室内楽の愉しみ

ピアニストで作曲・編曲家の中山育美の音楽活動&ジャンルを超えた音楽フォーラム

心のつながり

2006-12-21 12:49:42 | Weblog
先週末の中野ゼロでのオーケストラのクリスマス・コンサート。お客様達から喜ばれ、細かい部分は兎も角、一応はまあまあ行ったかな・・。しかし、自分としては、何か満足の行かない、満たされないモノが残った。
 その1週間ほど前に、恒例の下妻でのコンサートのアンコールで、ゲストのコロラトゥラ・ソプラノの崔イェングァンさんの独唱の伴奏を一人でした時は、彼女の透明感のある美しい声を際だたせる事に細心の注意を払いながら、曲の雰囲気作り、透明で純粋な”生命”の風景を描くイメージで弾いた。
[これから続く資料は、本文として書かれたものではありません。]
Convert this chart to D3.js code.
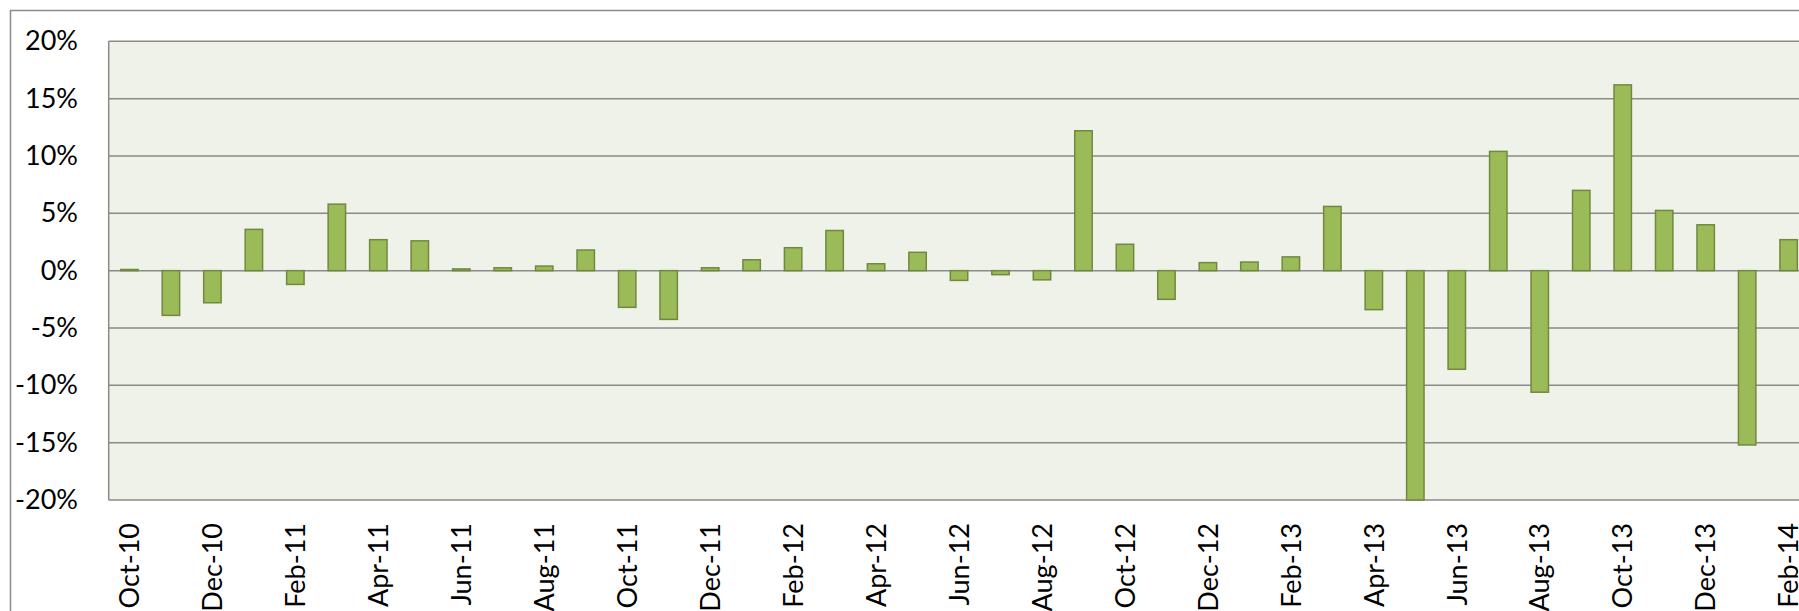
<!DOCTYPE html>
<html>
<head>
<meta charset="utf-8">
<script src="https://cdn.jsdelivr.net/npm/d3@7"></script>
<style>
  html, body { margin: 0; padding: 0; background: #ffffff; overflow: hidden; }
  svg { display: block; }
  text { font-family: Lato, "Liberation Sans", sans-serif; fill: #000; }
</style>
</head>
<body>
<svg id="chart" width="1799" height="611"></svg>
<script>
const categories = [
  'Oct-10','Nov-10','Dec-10',
  'Jan-11','Feb-11','Mar-11','Apr-11','May-11','Jun-11','Jul-11','Aug-11','Sep-11','Oct-11','Nov-11','Dec-11',
  'Jan-12','Feb-12','Mar-12','Apr-12','May-12','Jun-12','Jul-12','Aug-12','Sep-12','Oct-12','Nov-12','Dec-12',
  'Jan-13','Feb-13','Mar-13','Apr-13','May-13','Jun-13','Jul-13','Aug-13','Sep-13','Oct-13','Nov-13','Dec-13',
  'Jan-14','Feb-14'
];
const values = [
  0.1, -3.9, -2.8,
  3.6, -1.2, 5.8, 2.7, 2.6, 0.15, 0.25, 0.4, 1.8, -3.2, -4.25, 0.25,
  0.95, 2.0, 3.5, 0.6, 1.6, -0.85, -0.35, -0.8, 12.2, 2.3, -2.5, 0.7,
  0.75, 1.2, 5.6, -3.4, -20.0, -8.6, 10.4, -10.6, 7.0, 16.2, 5.25, 4.0,
  -15.2, 2.7
];
const xTickLabels = [
  'Oct-10','Dec-10','Feb-11','Apr-11','Jun-11','Aug-11','Oct-11','Dec-11',
  'Feb-12','Apr-12','Jun-12','Aug-12','Oct-12','Dec-12','Feb-13','Apr-13',
  'Jun-13','Aug-13','Oct-13','Dec-13','Feb-14'
];
const yTicks = [-20, -15, -10, -5, 0, 5, 10, 15, 20];

const svg = d3.select('#chart');
const plotLeft = 108.7, plotTop = 41.3, plotBottom = 500;
const step = 41.48;
const plotRight = plotLeft + step * categories.length;

const x = d3.scaleBand()
  .domain(categories)
  .range([plotLeft, plotRight])
  .paddingInner(0.58)
  .paddingOuter(0.29);

const y = d3.scaleLinear()
  .domain([-20, 20])
  .range([plotBottom, plotTop]);

// outer chart border
svg.append('rect')
  .attr('x', 10.5).attr('y', 10.5)
  .attr('width', 1830).attr('height', 640)
  .attr('fill', '#ffffff')
  .attr('stroke', '#8c8c8c')
  .attr('stroke-width', 1.5);

// plot area background
svg.append('rect')
  .attr('x', plotLeft).attr('y', plotTop)
  .attr('width', plotRight - plotLeft).attr('height', plotBottom - plotTop)
  .attr('fill', '#eff2e9');

// gridlines
svg.append('g').selectAll('line')
  .data(yTicks)
  .join('line')
  .attr('x1', plotLeft).attr('x2', plotRight)
  .attr('y1', d => y(d)).attr('y2', d => y(d))
  .attr('stroke', '#8a8a8a')
  .attr('stroke-width', 1.5);

// plot left border
svg.append('line')
  .attr('x1', plotLeft).attr('x2', plotLeft)
  .attr('y1', plotTop).attr('y2', plotBottom)
  .attr('stroke', '#8a8a8a')
  .attr('stroke-width', 1.5);

// bars
svg.append('g').selectAll('rect')
  .data(categories.map((c, i) => ({ c, v: values[i] })))
  .join('rect')
  .attr('x', d => x(d.c))
  .attr('width', x.bandwidth())
  .attr('y', d => y(Math.max(0, d.v)))
  .attr('height', d => Math.abs(y(d.v) - y(0)))
  .attr('fill', '#9bbb59')
  .attr('stroke', '#71893f')
  .attr('stroke-width', 1.5);

// y axis
const yAxis = d3.axisLeft(y)
  .tickValues(yTicks)
  .tickSize(0)
  .tickPadding(0)
  .tickFormat(d => d + '%');
const yg = svg.append('g')
  .attr('transform', `translate(${78},0)`)
  .call(yAxis);
yg.select('.domain').remove();
yg.selectAll('text')
  .attr('font-size', 27)
  .attr('font-family', 'Lato, "Liberation Sans", sans-serif')
  .attr('fill', '#000');

// x axis
const xAxis = d3.axisBottom(x)
  .tickValues(xTickLabels)
  .tickSize(0)
  .tickPadding(0);
const xg = svg.append('g')
  .attr('transform', `translate(0,${plotBottom})`)
  .call(xAxis);
xg.select('.domain').remove();
xg.selectAll('text')
  .attr('font-size', 27)
  .attr('font-family', 'Lato, "Liberation Sans", sans-serif')
  .attr('fill', '#000')
  .attr('text-anchor', 'end')
  .attr('transform', 'rotate(-90)')
  .attr('x', -23)
  .attr('y', 0)
  .attr('dy', '0.36em');
</script>
</body>
</html>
ソリストご本人に大変喜ばれ、手招きされて、舞台の上手端のピアノの位置からソリストのいる前方中央まで呼ばれて拍手を受けた。そんな目立つシーンを持った事が喜びなのではなくて、本番中に”共に一つの作品を創った感覚”が持てたという事が最高の喜びなのだ。本番直後に楽屋で会った時は、彼女もまだ興奮していて、二人で手と手を取り合った。これが音楽上の”心のつながり”だ。
 中野ゼロでのゲスト「世界の車窓から」で有名なチェロ奏者(検索されて一発ヒットになると厄介なのでお名前は避けます)は、我々プロの目から見ても、常に音楽的な雰囲気を漂わせた、大変に素敵な方だ。作曲家としても素敵なメロディを書き、編曲もちゃんとした仕事をして、表情豊かな表現のできる楽器で、説得力のある演奏をし、ケチの付けようが無い。何よりも、素材の良さと相まって、自分というブランドのプロデュースが巧く行っている。その点が、私も含めて、そこらの演奏家との最大の差だと思う。この非の打ち所の無いソリストとも、ピアノだけで伴奏する曲が2曲入っていた。1曲は日本題”白い恋人たち”(原題は”フランスの13日”)もう1曲は、彼の最新CD のタイトルにもなっている”おぺら?”という曲だった。実はこの日のコンサートの準備として、このチェロ奏者のリサイタルを聴きに行ったのだが、共演者のピアニスト、ベーシストは、全くの”黒子”扱いの印象だった。
 一方、私の立場は微妙だ。オケ事務所からは「良いと思われる範囲で、思い切り主張して下さい」といつも云われている。この日のコンサート用にソリストとの協演の編曲もしている。それだけに、私の中でも重要なコンサートと位置づけしてきた。そんな中でのデュオ・シーンだった。当初、私は”黒子”に徹しようと思っていた。しかし、前日のリハーサルから続けて接しているうちに、多少何か、仕掛けてみたい気にもなった。と言っても、特別な事をする訳ではない。モノトーンに多少のパステル・カラーを塗った程度だと思う。しかし、結果は、何も無かった。
 ここで、ひとつ新たな発見があった。共演とは互いに心を向き合わせて”心のつながり”を持つ事なのだ。その為には、双方から触手を差し延べ合って、心を開き合う事が前提となる。”心のつながり”無しでは、只の”仕事”になってしまう。そんなに失敗だったとは思わないが、隙間風が吹いたような後味だった。